众所周知kafka是集群模式,那么kafka是如何保证数据一致性,以及集群间和消费者是如何交互的呢?
首先先来了解几个名称:
AR:分区中所有副本统称为AR(Assigned Replicas)。
ISR:所有与leader副本保持一定程度同步风副本(包括leader副本本身)组成ISR(IN-Sync Replicas),ISR集合是AR集合中的一个子集。
replica.lag.time.max.ms这个就是follower副本落后leader副本的时间间隔,默认30秒。只要follower副本每隔30s都能发送FetchRequest请求给leader,那么该副本就不会被标记成dead从而被踢出ISR。
OSR: 与leader副本同步滞后过多的副本(不包括leader)副本,组成OSR(Out-Sync Relipcas),由此可见:AR=ISR+OSR。
ISR的伸缩:
Kafka在启动的时候会开启两个与ISR相关的定时任务,名称分别为“isr-expiration"和”isr-change-propagation"。

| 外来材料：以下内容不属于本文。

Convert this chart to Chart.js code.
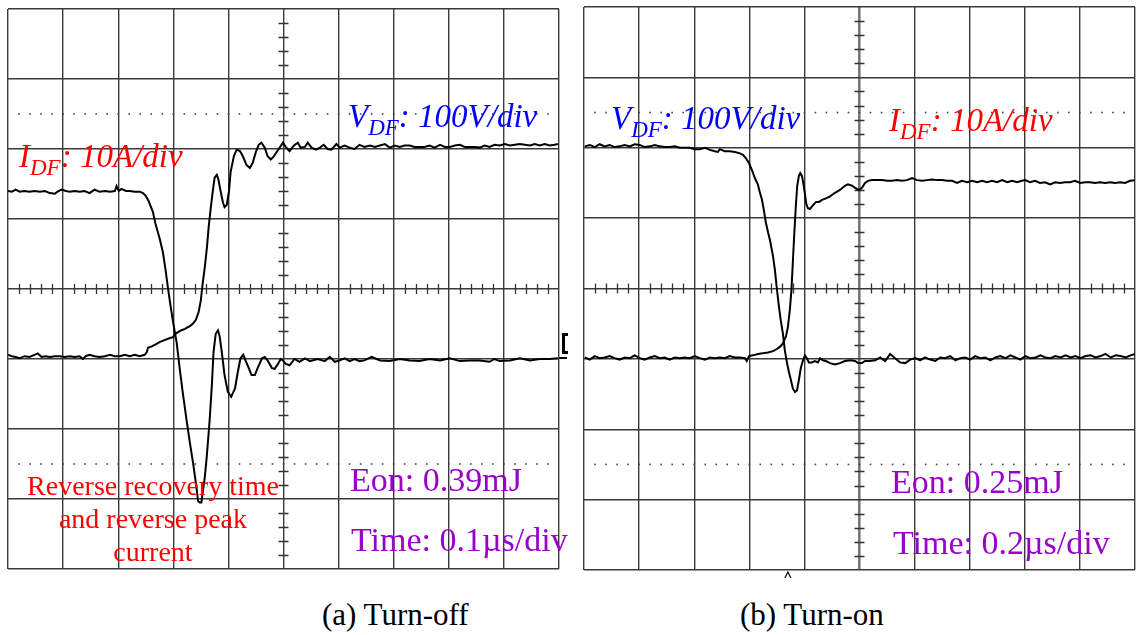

scheduler.schedule("isr-expiration", maybeShrinkIsr _, period = config.replicaLagTimeMaxMs / 2, unit = TimeUnit.MILLISECONDS)
scheduler.schedule("isr-change-propagation", maybePropagateIsrChanges _, period = 2500L, unit = TimeUnit.MILLISECONDS)
scheduler.schedule("shutdown-idle-replica-alter-log-dirs-thread", shutdownIdleReplicaAlterLogDirsThread _, period = 10000L, unit = TimeUnit.MILLISECONDS)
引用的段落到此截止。